Durante décadas, los toros fueron parte inseparable de la feria de Fuentes de Andalucía. No era solo un espectáculo: para muchos, el toro era el animal más bello del mundo, símbolo de identidad y raíz de nuestras fiestas. La plaza portátil se llenaba para ver a los matadores desplegar su arte y el público exigía pureza en el toreo: nada de gestos tremendistas ni riesgos innecesarios. Queríamos toreros de arte, capaces de ceñir al toro a la cintura con el capote, como dictaba la tradición trianera.

Sin embargo, la realidad económica acabó imponiéndose. Entre lo que cuesta contratar a un torero de primer nivel, pagar la ganadería y montar la plaza, la corrida dejó de ser viable. “Hoy, en Fuentes, el toro es más nostalgia que presente”, dicen los veteranos. Mientras localidades como Ricla (Zaragoza) o Almagro (Ciudad Real) —con poblaciones similares— llenan plazas con figuras como Talavante o Morante de la Puebla, en Fuentes la afición fue apagándose. Aquí, los grandes nombres como Joselito, Curro Romero, El Viti o Paco Camino eran sueños inalcanzables; había que conformarse con toreros modestos, pero eso no restaba pasión.

Para el aficionado fontaniego, el toreo empezaba mucho antes de que sonara el clarín. La cita era en las tabernas cercanas a la feria, con olor a café, coñac y tabaco fuerte. Allí se discutía sobre la ganadería de los toros, el lugar que ocupaba cada torero en el ranking y hasta la calidad de los caballos de picar. Algunos preferían ir a la taberna de Paco España para ver llegar a los diestros. En la plaza, cada detalle era un deleite: el albero, el círculo blanco, los burladeros, la salida del toro bravo. Se debatía si era mejor un torero alto y fibroso o uno bajo pero con arte. El paseíllo, el capote, la verónica y la media verónica eran el verdadero espectáculo; la suerte de matar, en cambio, despertaba menos entusiasmo.

En los años 70, el público disfrutó con figuras como los rejoneadores hermanos Peralta o Jaime Ostos. También quedó para la memoria el equipo sanitario de lujo formado por el doctor José Manuel, el practicante Alfonso y don Antonio, cuya profesionalidad salvó más de una vida.
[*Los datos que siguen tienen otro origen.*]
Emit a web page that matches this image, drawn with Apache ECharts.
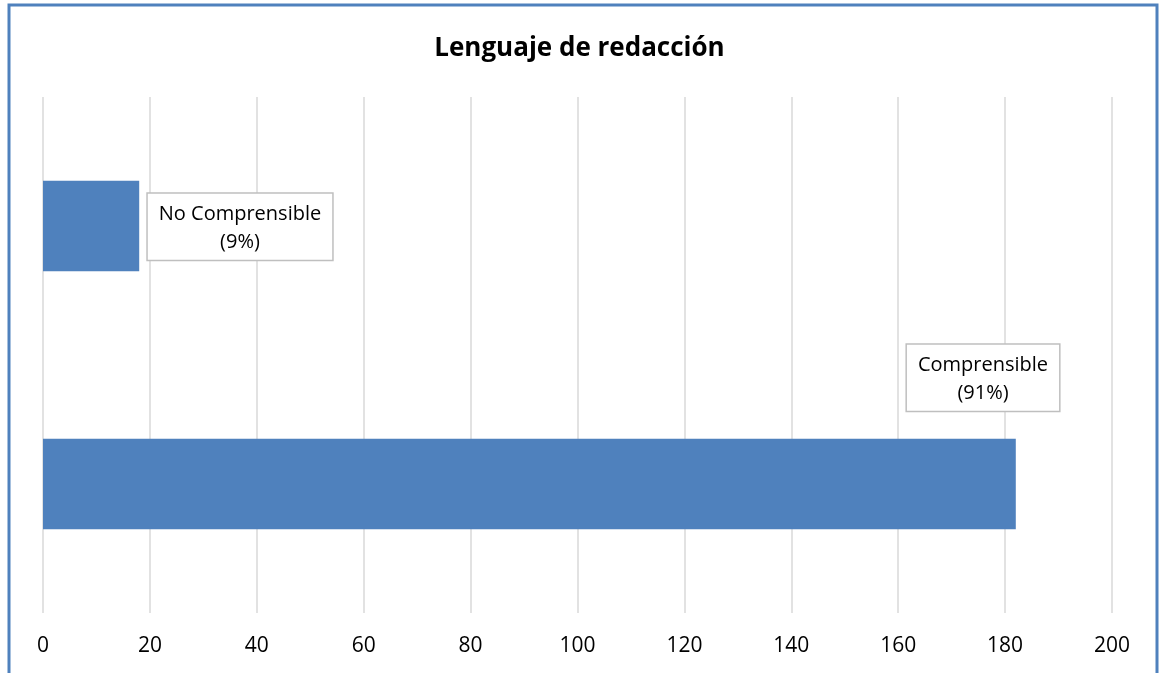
<!DOCTYPE html>
<html>
<head>
<meta charset="utf-8">
<script src="https://cdn.jsdelivr.net/npm/echarts@6/dist/echarts.min.js"></script>
<style>
  html, body { margin: 0; padding: 0; background: #fff; }
  #chart { width: 1159px; height: 673px; }
</style>
</head>
<body>
<div id="chart"></div>
<script>
// datos del gráfico
var categorias = ['Comprensible', 'No Comprensible'];
var valores = [182, 18];
var porcentajes = ['91%', '9%'];
var ticks = [0, 20, 40, 60, 80, 100, 120, 140, 160, 180, 200];

var chart = echarts.init(document.getElementById('chart'));

var cajaEtiqueta = {
    show: true,
    color: '#000',
    fontFamily: 'Open Sans',
    fontSize: 20,
    lineHeight: 28,
    align: 'center',
    verticalAlign: 'top',
    backgroundColor: '#fff',
    borderColor: '#BFBFBF',
    borderWidth: 1.5,
    padding: [6, 11, 4, 11],
    formatter: function (p) {
        return p.name + '\n(' + porcentajes[p.dataIndex] + ')';
    }
};

var option = {
    animation: false,
    title: {
        text: 'Lenguaje de redacción',
        left: 'center',
        top: 31,
        textStyle: {
            fontFamily: 'Open Sans',
            fontWeight: 'bold',
            fontSize: 26,
            color: '#000'
        }
    },
    graphic: [{
        type: 'rect',
        shape: { x: 9, y: 5, width: 1148, height: 720 },
        style: { fill: 'none', stroke: '#4F81BD', lineWidth: 3 },
        silent: true
    }],
    grid: {
        left: 43,
        right: 47,
        top: 97,
        bottom: 60
    },
    xAxis: {
        type: 'value',
        min: 0,
        max: 200,
        interval: 20,
        axisLine: { show: false },
        axisTick: { show: false },
        axisLabel: {
            color: '#000',
            fontFamily: 'Open Sans',
            fontSize: 21,
            margin: 23,
            formatter: function (v) { return ticks.indexOf(v) >= 0 ? String(v) : ''; }
        },
        splitLine: { lineStyle: { color: '#D9D9D9', width: 1.5 } }
    },
    yAxis: {
        type: 'category',
        data: categorias,
        axisLine: { show: false },
        axisTick: { show: false },
        axisLabel: { show: false },
        splitLine: { show: false }
    },
    series: [{
        type: 'bar',
        barWidth: '35%',
        itemStyle: { color: '#4F81BD' },
        data: [
            {
                value: valores[0],
                label: Object.assign({}, cajaEtiqueta, { position: [940, -94] })
            },
            {
                value: valores[1],
                label: Object.assign({}, cajaEtiqueta, { position: [197, 13] })
            }
        ]
    }]
};

chart.setOption(option);
</script>
</body>
</html>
En la barra de su taberna, Román “Catalino”, antiguo novillero, reunía a aprendices y curiosos como Julián el Salamanquino, Vicente o Alfonso Fernández de Peñaranda, que de niño soñaba con torear borregos en la calle Lora pero terminó convirtiéndose en un reputado veterinario. Otros nombres forman parte del recuerdo popular: Francisco Nicolasa, considerado el mejor matarife de Fuentes, o Paco Mateo, que resume el sentir de muchos: “Ojalá vinieran figuras de primer nivel, pero eso es soñar. Aquí la gente quiere sombra, no calor en una plaza de toros”.

En Fuentes, el toro no solo estaba en la plaza. El matadero formaba parte del paisaje cotidiano. Desde niños, muchos veían cómo se sacrificaban reses que luego llegaban a la plaza de abastos convertidas en chuletón. En palabras de Paco España, “el que mejor parte la carne en Fuentes es Francisco Nicolasa”. Incluso se cuenta que, en tiempos, el cortijo Escalera tuvo ganadería de bravo, que luego fue sustituida por yeguas procedentes del cortijo de Verdeja.

En los años de mayor esplendor, muchos toreros salieron del campo y de faenas duras como la recogida de algodón. El hambre y la habilidad con el capote llevaron a hombres como Manili, el “Tigre de Cantillana”, a buscar en la plaza un futuro mejor. Ser torero, entonces, era cosa de clase obrera y de gente que sabía lo que era doblar el lomo bajo el sol. Hoy, las corridas en la feria de Fuentes sobreviven solo en las tertulias de bar, donde los viejos aficionados rememoran pases, verónicas y faenas que hicieron historia. El toreo ha muerto aunque siga vivo en la memoria de unos pocos.